August 10th exactly a year ago was a very big day for me. It was the day that I started my job that I have now at the hospital. I was very excited. The job I had left had been slowly depressing me emotionally and financially for the last five years. The new job paid much more and seemed like such a great opportunity.
365 days later, here I am, oddly enough, wearing exactly the same shirt that I wore to orientation last year (zebra print Calvin Klein short sleeved cardigan). My heart feels differently than it did last year. Last year it was full of mirth and excitement. This year, it's just depressed and tired of my less than perfect working environment.
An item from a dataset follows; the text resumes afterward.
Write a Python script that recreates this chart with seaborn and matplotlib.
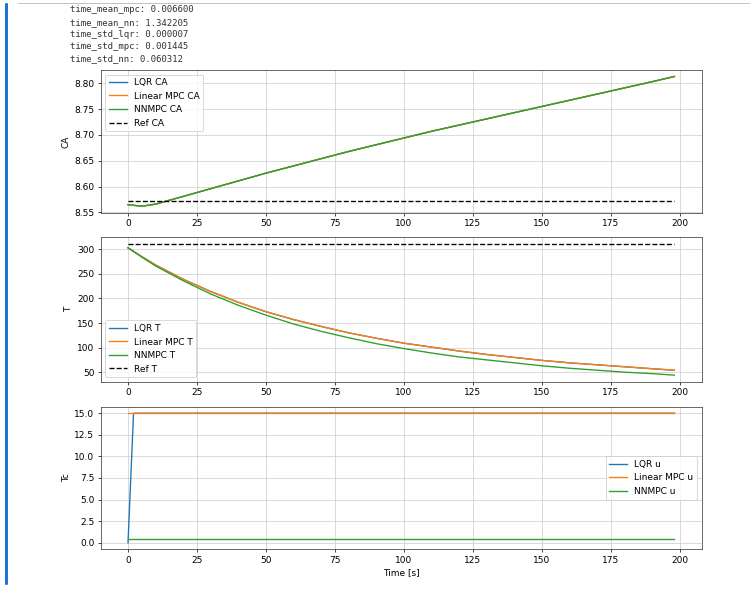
import matplotlib
matplotlib.use("Agg")
import matplotlib.pyplot as plt
import seaborn as sns
from matplotlib.patches import Rectangle, FancyBboxPatch
from matplotlib.lines import Line2D

# ---- Data ----
t_state = [0, 5, 10, 20, 30, 40, 50, 60, 70, 80, 90, 100,
           110, 120, 130, 140, 150, 160, 170, 180, 190, 198]

ca_lqr = [8.565, 8.562, 8.566, 8.581, 8.596, 8.611, 8.626, 8.640, 8.654, 8.668, 8.681,
          8.694, 8.707, 8.719, 8.731, 8.743, 8.755, 8.767, 8.779, 8.791, 8.803, 8.813]
ca_mpc = list(ca_lqr)
ca_nn = list(ca_lqr)
ca_ref = [8.572] * len(t_state)

T_lqr = [303, 285, 268, 239, 214, 192, 173, 157, 143, 130, 119,
         109, 101, 93, 86, 80, 74, 69, 65, 61, 57, 54]
T_mpc = list(T_lqr)
T_nn = [303, 284, 266, 236, 209, 186, 166, 148, 133, 120, 108,
        98, 89, 81, 75, 69, 63, 58, 54, 50, 47, 44]
T_ref = [311] * len(t_state)

t_u = [0, 2, 198]
u_lqr = [0.0, 15.0, 15.0]
u_mpc = [15.0, 15.0, 15.0]
u_nn = [0.4, 0.4, 0.4]

timing_lines = [
    "time_mean_mpc: 0.006600",
    "time_mean_nn: 1.342205",
    "time_std_lqr: 0.000007",
    "time_std_mpc: 0.001445",
    "time_std_nn: 0.060312",
]

blue, orange, green = "#1f77b4", "#ff7f0e", "#2ca02c"

# ---- Figure (notebook screenshot look) ----
W, H, DPI = 750, 593, 65
fig = plt.figure(figsize=(W / DPI, H / DPI), dpi=DPI)

def ax_rect(left, top, right, bottom):
    return [left / W, 1 - bottom / H, (right - left) / W, (bottom - top) / H]

ax1 = fig.add_axes(ax_rect(100.7, 70, 701.7, 212.7))
ax2 = fig.add_axes(ax_rect(100.7, 237.3, 701.7, 381.7))
ax3 = fig.add_axes(ax_rect(100.7, 406.7, 701.7, 549.3))

# CA
sns.lineplot(x=t_state, y=ca_lqr, ax=ax1, color=blue, label="LQR CA")
sns.lineplot(x=t_state, y=ca_mpc, ax=ax1, color=orange, label="Linear MPC CA")
sns.lineplot(x=t_state, y=ca_nn, ax=ax1, color=green, label="NNMPC CA")
sns.lineplot(x=t_state, y=ca_ref, ax=ax1, color="black", linestyle="--", label="Ref CA")
ax1.set_ylabel("CA")
ax1.legend(loc="upper left")

# T
sns.lineplot(x=t_state, y=T_lqr, ax=ax2, color=blue, label="LQR T")
sns.lineplot(x=t_state, y=T_mpc, ax=ax2, color=orange, label="Linear MPC T")
sns.lineplot(x=t_state, y=T_nn, ax=ax2, color=green, label="NNMPC T")
sns.lineplot(x=t_state, y=T_ref, ax=ax2, color="black", linestyle="--", label="Ref T")
ax2.set_ylabel("T")
ax2.legend(loc="lower left")

# Tc
sns.lineplot(x=t_u, y=u_lqr, ax=ax3, color=blue, label="LQR u")
sns.lineplot(x=t_u, y=u_mpc, ax=ax3, color=orange, label="Linear MPC u")
sns.lineplot(x=t_u, y=u_nn, ax=ax3, color=green, label="NNMPC u")
ax3.set_ylabel("Tc")
ax3.set_xlabel("Time [s]")
ax3.legend(loc="center right")

for ax in (ax1, ax2, ax3):
    ax.grid(True, color="#cccccc")
    ax.set_xticks([0, 25, 50, 75, 100, 125, 150, 175, 200])
    for s in ax.spines.values():
        s.set_color("#333333")

# printed output above the figure
for i, line in enumerate(timing_lines):
    fig.text(70 / W, 1 - (10 + 12.2 * i) / H, line, family="DejaVu Sans Mono",
             fontsize=10, color="#333333", va="center", ha="left")

# cell header divider
fig.add_artist(Line2D([18 / W, 1], [1 - 3 / H, 1 - 3 / H], transform=fig.transFigure,
                      color="#bdbdbd", linewidth=1, zorder=11))
# notebook active-cell bar
fig.add_artist(FancyBboxPatch((5 / W, 1 - 585 / H), 3 / W, 582 / H,
                              boxstyle="round,pad=0,rounding_size=0.002",
                              transform=fig.transFigure, facecolor="#1976d2",
                              edgecolor="none", zorder=11))

fig.savefig("out.png", dpi=DPI)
In honor of my one year work-a-versary I've been thinking a lot about work. I'm not happy in my job at all. I'm not even sure if I'm happy with my career. Unfortunately, I seem to be good at what I do, and can make money doing it, so I stay. I would LOVE to be able to do something creative, where I don't have to sit at my desk, in front of a computer all day. I want to be in front of a sewing machine.
Maybe there's a way where I can be a computer nerd that gets paid, and sit in front of a sewing machine? Maybe I can do sewing on the side. Think I could get anyone to hire me to make sewing stuff? These are the thoughts that have been going through my head all day. What do you think , how hard would it really be to get a little side job sewing?